The jobs in the deploy stage requires the test:lint and test:pytest jobs to be successful, otherwise it would not run.

Images built through the pipeline will be tagged with the commit hashes associated with the commits that triggered it. This is seen through the usage of the predefined variable CI_COMMIT_SHORT_SHA.

Reference Link(s)

Tagging

As mentioned, pushes to the default branch would trigger builds for Docker images and they would be tagged with the commit hash. However, such commit hashes aren't the best way to tag "finalised" Docker images so the usage of tags would be more appropriate here. Hence, for the job defined below, it would only trigger if a tag is pushed to the default branch and only the default branch.

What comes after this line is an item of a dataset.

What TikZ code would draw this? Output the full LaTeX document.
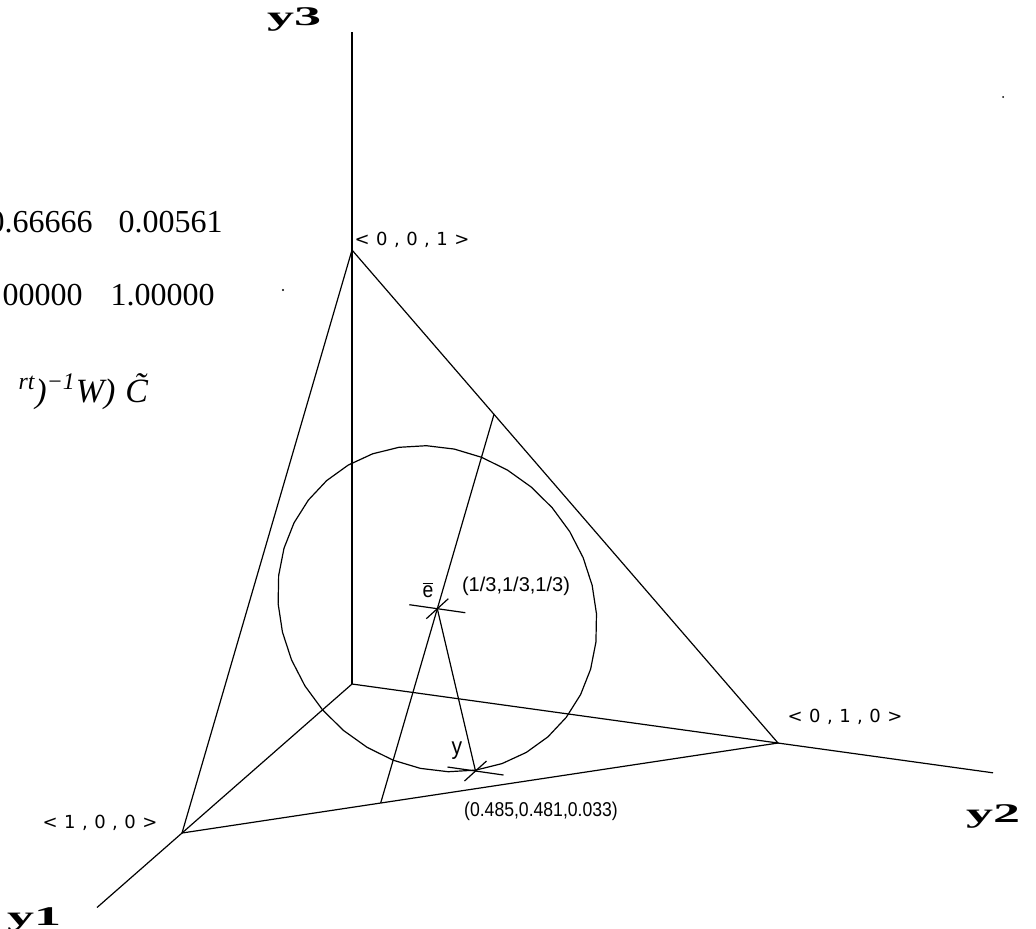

The tag pushed (git push <remote> <tag>) to the default branch on the remote would have the runner retag the Docker image that exists on Harbor with the tag that is being pushed. The relevant images to be retagged are originally tagged with the short commit hash obtained from the commit that was pushed to the default branch before this.

...
build:retag-images:
  stage: deploy
  image:
    name: gcr.io/go-containerregistry/crane:debug # google/cloud-sdk:debian_component_based for GCP
    entrypoint: [""]
  variables:
    GOOGLE_APPLICATION_CREDENTIALS: /gcp-sa.json # For GCP
  before_script:
    - "[[ -z ${HARBOR_ROBOT_CREDS_JSON} ]] && echo 'HARBOR_ROBOT_CREDS_JSON variable is not set.' && exit 1" # For onprem
    - "[[ -z ${GCP_SERVICE_ACCOUNT_KEY} ]] && echo 'GCP_SERVICE_ACCOUNT_KEY variable is not set.' && exit 1" # For GCP
  script:
    - echo $HARBOR_ROBOT_CREDS_JSON > /root/.docker/config.json
    - crane tag registry.aisingapore.net/project-path/cpu:${CI_COMMIT_SHORT_SHA} ${CI_COMMIT_TAG}
    - crane tag registry.aisingapore.net/project-path/gpu:${CI_COMMIT_SHORT_SHA} ${CI_COMMIT_TAG}
    # For GCP:
    #- echo $GCP_SERVICE_ACCOUNT_KEY > /gcp-sa.json
    #- gcloud container images add-tag "gcr.io/project/project-path/cpu:${CI_COMMIT_SHORT_SHA}" "gcr.io/project/project-path/cpu:${CI_COMMIT_TAG}"
    #- gcloud container images add-tag "gcr.io/project/project-path/gpu:${CI_COMMIT_SHORT_SHA}" "gcr.io/project/project-path/gpu:${CI_COMMIT_TAG}"
  rules:
    - if: $CI_COMMIT_TAG && $CI_COMMIT_BRANCH == $CI_DEFAULT_BRANCH
  needs:
    - job: build:cpu-image
      optional: true
    - job: build:gpu-image
      optional: true
...
Reference Link(s)

Conclusion

The stages and jobs defined in this default pipeline is rudimentary at best as there is much more that could be done with GitLab CI. Some examples off the top:

  • automatically generate reports for datasets that arrive in regular intervals
  • submit model training jobs following triggers invoked by the same pipeline
  • automate the deployment of the FastAPI servers to Kubernetes clusters

There's much more that can be done but whatever has been shared thus far is hopefully enough for one to get started with CI/CD.

Maintaining CI/CD pipelines requires extensive effort from developers. To reduce the effort required from developers, the MLOps Team has written a set of templates in which users can implement - plug and play with CI/CD Components.